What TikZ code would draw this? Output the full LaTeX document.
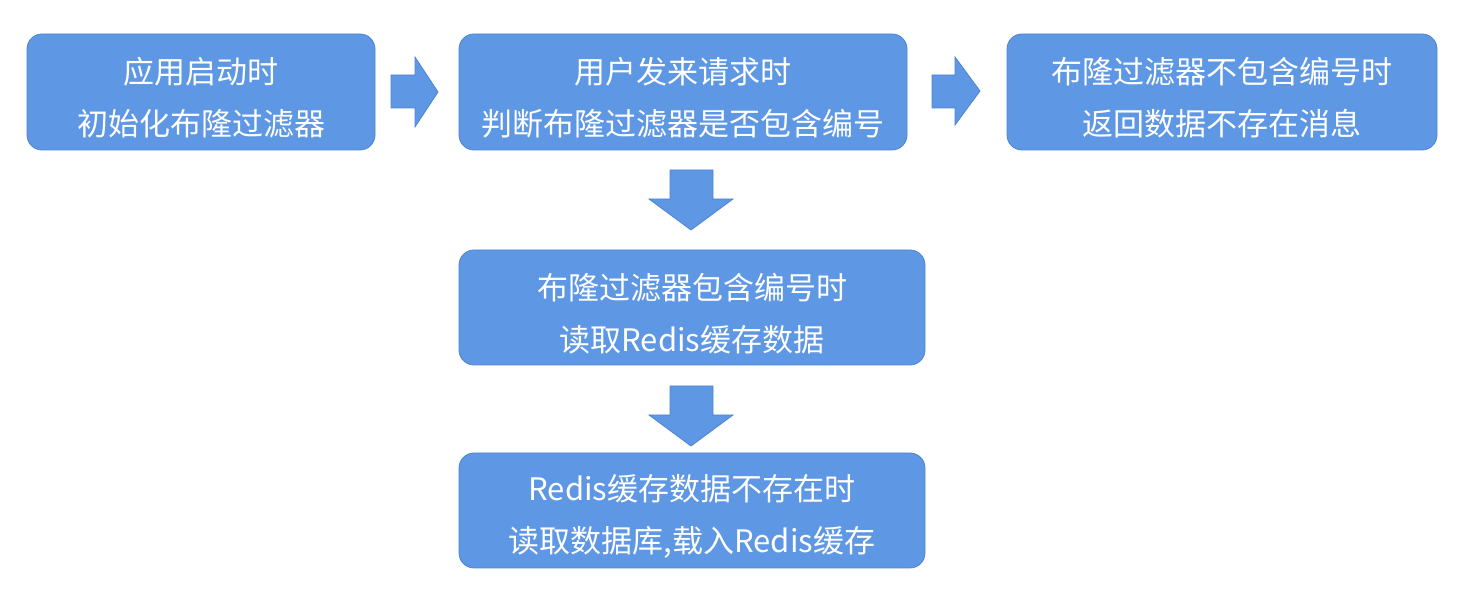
\documentclass[tikz,border=0pt]{standalone}
\usepackage{fontspec}
\setmainfont{Noto Sans CJK SC}
\definecolor{boxblue}{HTML}{5E97E4}
\definecolor{edgeblue}{HTML}{4E84D0}
\tikzset{
  stepbox/.style={draw=edgeblue, fill=boxblue, rounded corners=7.5pt, minimum height=58pt, inner sep=0pt},
  steptext/.style={text=white, align=center, font=\fontsize{15.5pt}{26pt}\selectfont, inner sep=0pt, yshift=-3pt},
  bigarrow/.style={draw=edgeblue, fill=boxblue, line width=0.4pt}
}

\begin{document}
\begin{tikzpicture}[x=0.5pt, y=-0.5pt]
\useasboundingbox (0,0) rectangle (1457,608);
\node[stepbox, minimum width=174pt] (start) at (201,92) {};
\node[steptext] (start text) at (start.center) {应用启动时\\初始化布隆过滤器};
\node[stepbox, minimum width=224pt] (check) at (683,92) {};
\node[steptext] (check text) at (check.center) {用户发来请求时\\判断布隆过滤器是否包含编号};
\node[stepbox, minimum width=215pt] (miss) at (1222,92) {};
\node[steptext] (miss text) at (miss.center) {布隆过滤器不包含编号时\\返回数据不存在消息};
\node[stepbox, minimum width=233pt, minimum height=57.5pt] (cache) at (692,307.5) {};
\node[steptext] (cache text) at (cache.center) {布隆过滤器包含编号时\\读取Redis缓存数据};
\node[stepbox, minimum width=233pt, minimum height=57.5pt] (load) at (692,510.5) {};
\node[steptext] (load text) at (load.center) {Redis缓存数据不存在时\\读取数据库,载入Redis缓存};
% block arrows
\draw[bigarrow] (391,75) -- (415,75) -- (415,57) -- (438,92) -- (415,127) -- (415,108) -- (391,108) -- cycle;
\draw[bigarrow] (932,75) -- (955,75) -- (955,57) -- (980,91) -- (955,125) -- (955,108) -- (932,108) -- cycle;
\draw[bigarrow] (670,170) -- (713,170) -- (713,199) -- (733,199) -- (691,230) -- (649,199) -- (670,199) -- cycle;
\draw[bigarrow] (670,386) -- (713,386) -- (713,415) -- (733,415) -- (691,446) -- (649,415) -- (670,415) -- cycle;
\end{tikzpicture}
\end{document}
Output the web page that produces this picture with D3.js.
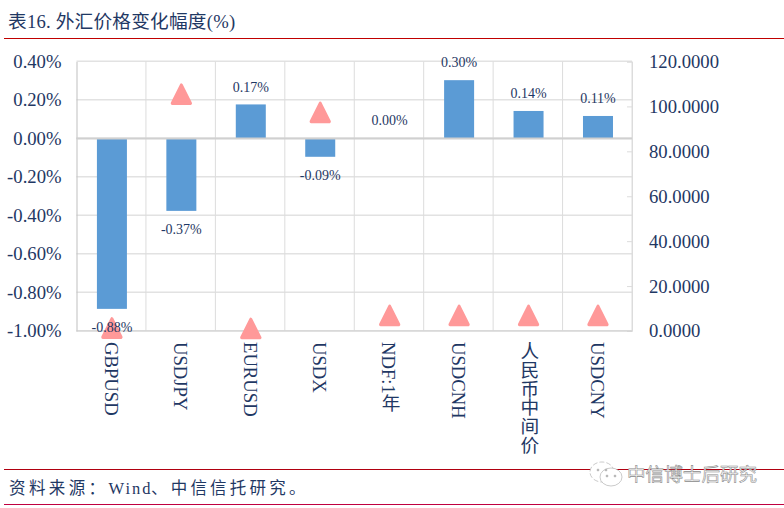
<!DOCTYPE html>
<html>
<head>
<meta charset="utf-8">
<script src="https://cdn.jsdelivr.net/npm/d3@7"></script>
<style>
  html, body { margin: 0; padding: 0; background: #fff; }
  svg { display: block; }
  text { font-family: "Liberation Serif", "Noto Sans CJK SC", serif; fill: #1f3864; }
</style>
</head>
<body>
<svg id="chart"></svg>
<script>
const categories = ['GBPUSD', 'USDJPY', 'EURUSD', 'USDX', 'NDF:1年', 'USDCNH', '人民币中间价', 'USDCNY'];
const changes = [-0.885, -0.376, 0.177, -0.095, 0, 0.303, 0.143, 0.117];
const changeLabels = ['-0.88%', '-0.37%', '0.17%', '-0.09%', '0.00%', '0.30%', '0.14%', '0.11%'];
const prices = [1.3, 105.4, 1.1, 97.3, 6.9, 6.9, 6.9, 6.9];
const leftTicks = [-1, -0.8, -0.6, -0.4, -0.2, 0, 0.2, 0.4];
const rightTicks = [0, 20, 40, 60, 80, 100, 120];

const width = 784, height = 508;
const plot = { left: 76.5, right: 632, top: 61.5, bottom: 331 };
const gridColor = '#dcdcdc';

const svg = d3.select('#chart').attr('width', width).attr('height', height);

const x = d3.scaleBand().domain(categories).range([plot.left, plot.right]);
const yLeft = d3.scaleLinear().domain([-1, 0.4]).range([plot.bottom, plot.top]);
const yRight = d3.scaleLinear().domain([0, 120]).range([plot.bottom, plot.top]);
// marks sit a little right of the band centre in the original
const center = d => x(d) + x.bandwidth() / 2 + 0.7;

// header and footer rules
const rules = [[38.5, '#c00000'], [469.5, '#b00010'], [504.5, '#c00040']];
svg.selectAll('line.rule').data(rules).enter().append('line')
  .attr('class', 'rule')
  .attr('x1', 4).attr('x2', width)
  .attr('y1', d => d[0]).attr('y2', d => d[0])
  .attr('stroke', d => d[1]).attr('stroke-width', 1);

svg.append('text').attr('x', 8).attr('y', 28).attr('font-size', 18.67)
  .attr('letter-spacing', 0.22)
  .text('表16. 外汇价格变化幅度(%)');

// gridlines
svg.append('g').selectAll('line').data(leftTicks).enter().append('line')
  .attr('x1', plot.left).attr('x2', plot.right)
  .attr('y1', d => yLeft(d) - 0.3).attr('y2', d => yLeft(d) - 0.3)
  .attr('stroke', '#e2e2e2').attr('stroke-width', 1.6);
svg.append('g').selectAll('line').data(categories).enter().append('line')
  .attr('x1', d => x(d) + x.bandwidth()).attr('x2', d => x(d) + x.bandwidth())
  .attr('y1', plot.top).attr('y2', plot.bottom)
  .attr('stroke', gridColor).attr('stroke-width', 1);

// bars
svg.append('g').selectAll('rect').data(changes).enter().append('rect')
  .attr('x', (d, i) => center(categories[i]) - 15)
  .attr('width', 30)
  .attr('y', d => yLeft(Math.max(d, 0)))
  .attr('height', d => Math.abs(yLeft(d) - yLeft(0)))
  .attr('fill', '#5b9bd5');

// left axis
const axisLeft = d3.axisLeft(yLeft).tickValues(leftTicks).tickSize(0).tickPadding(15)
  .tickFormat(d => d.toFixed(2) + '%');
const gLeft = svg.append('g').attr('transform', `translate(${plot.left},0)`).call(axisLeft);
gLeft.select('.domain').attr('stroke', '#bfbfbf');
gLeft.selectAll('text').attr('font-size', 18.67).attr('font-family', null);

// right axis
const axisRight = d3.axisRight(yRight).tickValues(rightTicks).tickSize(-5).tickPadding(17)
  .tickFormat(d => d.toFixed(4));
const gRight = svg.append('g').attr('transform', `translate(${plot.right},0)`).call(axisRight);
gRight.select('.domain').attr('stroke', gridColor);
gRight.selectAll('line').attr('stroke', gridColor);
gRight.selectAll('text').attr('font-size', 18.67).attr('font-family', null);

// zero line sits over the bars
svg.append('line')
  .attr('x1', plot.left).attr('x2', plot.right)
  .attr('y1', yLeft(0)).attr('y2', yLeft(0))
  .attr('stroke', '#d0d0d0').attr('stroke-width', 2);
svg.append('line')
  .attr('x1', plot.left).attr('x2', plot.right)
  .attr('y1', plot.bottom).attr('y2', plot.bottom)
  .attr('stroke', '#d0d0d0').attr('stroke-width', 1);

// price markers, right axis
const triangle = d3.symbol().type(d3.symbolTriangle).size(145)();
svg.append('g').selectAll('path').data(prices).enter().append('path')
  .attr('d', triangle)
  .attr('transform', (d, i) => `translate(${center(categories[i])},${yRight(d) + 3}) scale(1,1.15)`)
  .attr('fill', '#ff9999')
  .attr('stroke', '#ff9999')
  .attr('stroke-width', 3)
  .attr('stroke-linejoin', 'round');

// data labels
svg.append('g').selectAll('text').data(changes).enter().append('text')
  .attr('x', (d, i) => center(categories[i]))
  .attr('y', d => d < 0 ? yLeft(d) + 23 : (d === 0 ? yLeft(d) - 14 : yLeft(d) - 12.7))
  .attr('text-anchor', 'middle')
  .attr('font-size', 14)
  .text((d, i) => changeLabels[i]);

// category labels
svg.append('g').selectAll('text').data(categories).enter().append('text')
  .attr('x', d => x(d) + x.bandwidth() / 2)
  .attr('y', 342)
  .attr('font-size', 18.67)
  .style('writing-mode', 'vertical-rl')
  .style('dominant-baseline', 'central')
  .text(d => d);

// source line
const source = svg.append('text').attr('x', 9).attr('y', 494).attr('font-size', 16.5);
source.append('tspan').attr('letter-spacing', 3.4).text('资料来源：');
source.append('tspan').attr('letter-spacing', 2).text('Wind');
source.append('tspan').attr('letter-spacing', 3.2).attr('dx', -1.5).text('、中信信托研究。');

// watermark
const mark = svg.append('g').attr('fill', '#fff').attr('stroke', '#bdbdbd').attr('stroke-width', 0.8);
mark.append('ellipse').attr('cx', 602).attr('cy', 472).attr('rx', 12).attr('ry', 10).attr('stroke-dasharray', '5 2');
mark.append('ellipse').attr('cx', 611).attr('cy', 477).attr('rx', 11).attr('ry', 9);
mark.selectAll('circle').data([[598, 470], [606, 470], [607, 476], [615, 476]]).enter().append('circle')
  .attr('cx', d => d[0]).attr('cy', d => d[1]).attr('r', 1).attr('fill', '#999');
svg.append('text').attr('x', 627).attr('y', 481).attr('font-size', 18.6)
  .attr('font-family', '"Noto Sans CJK SC"')
  .style('fill', '#f6f6f6').style('stroke', '#8a8a8a').style('stroke-width', 0.55)
  .text('中信博士后研究');
</script>
</body>
</html>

○ ○ ○ ○ ○ ○ ○

• Set exercise:
Find every line that has "this" in it, then return those lines.

• The result:
What TikZ code would draw this? Output the full LaTeX document.
Output the web page that produces this picture with D3.js.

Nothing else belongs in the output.